Intersections of Justice: Community Leader Spotlight of Crystal Cavalier Keck

Crystal Cavalier Keck and husband Jason Crazy Bear Keck in front of their home garden.

Crystal Cavalier Keck of Mebane, NC, is a member of the Occoneechee Band of the Saponi Nation and is the founder of the Missing Murdered Indigenous Coalition of North Carolina (MMIWNC). MMIWNC is a non-profit that is dedicated to pooling resources and raising awareness about the high number of Indigenous women and girls who go missing. She also sits on the NAACP Environmental Justice Board and co-founded a business, Seven Directions of Service, with her husband to promote community service opportunities in Native communities. 

As a member of these organizations and communities, one of Ms. Cavalier Keck’s goals is to educate people about problems in their communities and how they are affected by these problems, as well as making sure community members are being heard and supported. 
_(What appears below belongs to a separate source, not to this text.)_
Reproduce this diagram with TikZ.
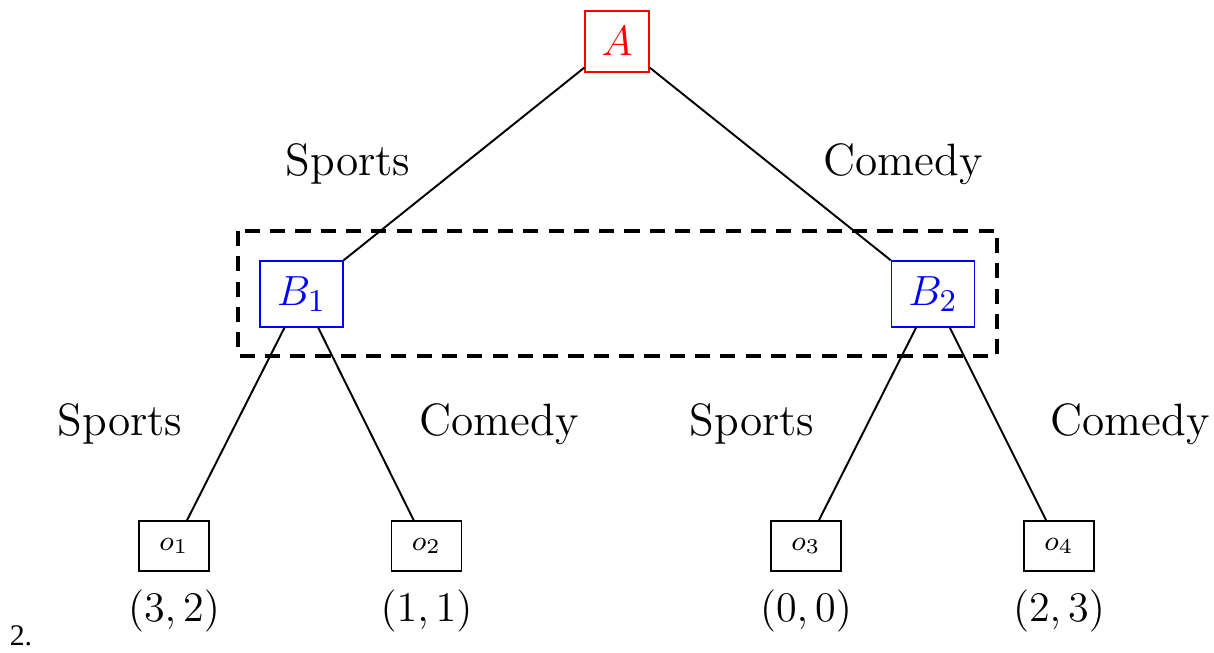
\documentclass[tikz,border=0pt]{standalone}
\usepackage{fontspec}
\usepackage{xcolor}
\newfontfamily\itemfont{Liberation Serif}
\usetikzlibrary{positioning}
\tikzset{
  first/.style={
    draw=red,
    text=red,
    minimum width=0.64cm,
    minimum height=0.61cm,
    inner sep=1pt,
    font=\fontsize{13.2pt}{15pt}\selectfont
  },
  second/.style={
    draw=blue,
    text=blue,
    minimum width=0.83cm,
    minimum height=0.66cm,
    inner sep=1pt,
    font=\fontsize{13pt}{15pt}\selectfont
  },
  outcome/.style={
    draw,
    minimum width=0.70cm,
    minimum height=0.50cm,
    inner sep=1pt,
    font=\fontsize{8pt}{9pt}\selectfont
  },
  move/.style={font=\fontsize{12.9pt}{15pt}\selectfont, inner sep=0pt},
  payoff/.style={font=\fontsize{12.9pt}{15pt}\selectfont, inner sep=0pt},
  infoset/.style={draw, line width=0.9pt, dash pattern=on 4.3pt off 2.9pt},
  edge/.style={draw, line width=0.55pt}
}
\begin{document}
\begin{tikzpicture}
  \useasboundingbox (0,0) rectangle (12.14,-6.53);

  % decision nodes
  \node[first] (a) at (6.17,-0.415) {$A$};
  \node[second] (b1) at (3.015,-2.94) {$B_1$};
  \node[second] (b2) at (9.33,-2.94) {$B_2$};

  % outcomes
  \node[outcome] (o1) at (1.74,-5.46) {$o_1$};
  \node[outcome] (o2) at (4.265,-5.46) {$o_2$};
  \node[outcome] (o3) at (8.06,-5.46) {$o_3$};
  \node[outcome] (o4) at (10.59,-5.46) {$o_4$};

  \node[payoff] (p1) at (1.74,-6.11) {$(3,2)$};
  \node[payoff] (p2) at (4.265,-6.11) {$(1,1)$};
  \node[payoff] (p3) at (8.06,-6.11) {$(0,0)$};
  \node[payoff] (p4) at (10.59,-6.11) {$(2,3)$};

  % move labels
  \node[move] (s0) at (3.48,-1.64) {Sports};
  \node[move] (c0) at (9.03,-1.64) {Comedy};
  \node[move] (s1) at (1.20,-4.24) {Sports};
  \node[move] (c1) at (4.99,-4.24) {Comedy};
  \node[move] (s2) at (7.52,-4.24) {Sports};
  \node[move] (c2) at (11.30,-4.24) {Comedy};

  % information set of player B
  \coordinate (i1) at (2.38,-2.31);
  \coordinate (i2) at (9.97,-3.56);
  \draw[infoset] (i1) rectangle (i2);

  \draw[edge] (a) -- (b1);
  \draw[edge] (a) -- (b2);
  \draw[edge] (b1) -- (o1);
  \draw[edge] (b1) -- (o2);
  \draw[edge] (b2) -- (o3);
  \draw[edge] (b2) -- (o4);

  \node[font=\itemfont\fontsize{8.5pt}{10pt}\selectfont, inner sep=0pt] (num) at (0.21,-6.36) {2.};
\end{tikzpicture}
\end{document}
Ms. Cavalier Keck first became interested in the issue of missing and murdered Indigenous women when she was working in Washington, D.C. “I was learning about marginalized communities and learning about this epidemic and how it affected us… Then, when I came home, I heard about this woman in Person County who was trafficked to Alamance County… It just got me looking into the statistics and the data and I found out we have this huge problem in Robeson County as well as across the state.”

This discovery led to the founding of MMIWNC. The coalition does not only offer support to families of missing and murdered women, but they have also created and maintained a comprehensive database with data and information about missing and murdered people in these communities. “We’re trying to get the state to take that over and handle that one database because if there is one database that’s being managed… we feel like that could help law enforcement and other organizations looking for people who are missing a lot better than what they have, because they don’t have anything now that tracks missing or murdered people.”

Additionally, Ms. Cavalier Keck’s work includes actively opposing the Mountain Valley Pipeline Southgate, a proposed natural gas pipeline that would run from Virginia into central North Carolina. “What I’ve been doing for that is just making sure people are educated and aware of what’s happening, because usually people don’t find out until it’s too late, so I’ve just been trying to educate, especially in the tribal community and people of color.” 

She also mentions her desire to reach out to farmers and the Latino community in that area. “Most of the people that have these farms today are still descendants of those [Irish and Scottish] settlers, and so those are relatives of mine… These are people that have 50, 60, 70 to 300 acres of farmland that’s being affected out here in Alamance County.” 

Ms. Cavalier Keck is currently writing her thesis on both missing and murdered Indigenous women and gas and oil pipelines in frontline communities. She considers this mixture of social justice issues with environmental justice issues to be integral. “Environmentalism? intersects with social justice and social justice intersects with race.” 

According to the 2010 census, 0.9% of the United States population identifies as Native American alone, and 1.7% of the population identifies as Native American as well as another race. The combination of these statistics results in Native Americans being one of the smallest demographic populations in the U.S,  and Ms. Cavalier Keck notes this as well as a lack of education around the issue. 

“Since the beginning of education, Native American people have been erased from the history and so people don’t understand that there are still active communities here… there’s all sorts of stereotypes of what Natives are supposed to look like.” She attributes this as the reason for why there is not a lot of nationwide interest in the issue of missing and murdered Indigenous women. 

This erasure has other impacts, too. “It all reverts back to land and land ownership. When they can erase people such as the Native Americans – they erase them out and genocide them out and turn them into another race – they no longer have rights, as the government would say, to the land.”

As for the intersection of these social justice issues with pipelines, she says, “It’s just a really bad situation. Most of these pipelines are going through marginalized communities… It’s just like a cycle of trauma that is affecting these people. They grow up with this cycle and it’s really hard to break unless someone is actually going in there and working with the community, instilling community values, trying to change things.”

Crystal Cavalier Keck

In August of this year, Ms. Cavalier Keck’s work and advocacy resulted in the water quality permit for the Southgate Pipeline being denied, which was a huge victory for the community. “We spent three weeks encouraging people to make phone calls, write letters, send emails saying to deny this permit, and uniting the people. Usually you see a lot of these environmental organizations doing their own thing but not really working together, but I feel that if we could work together in unison, we would be much stronger than we are separate.”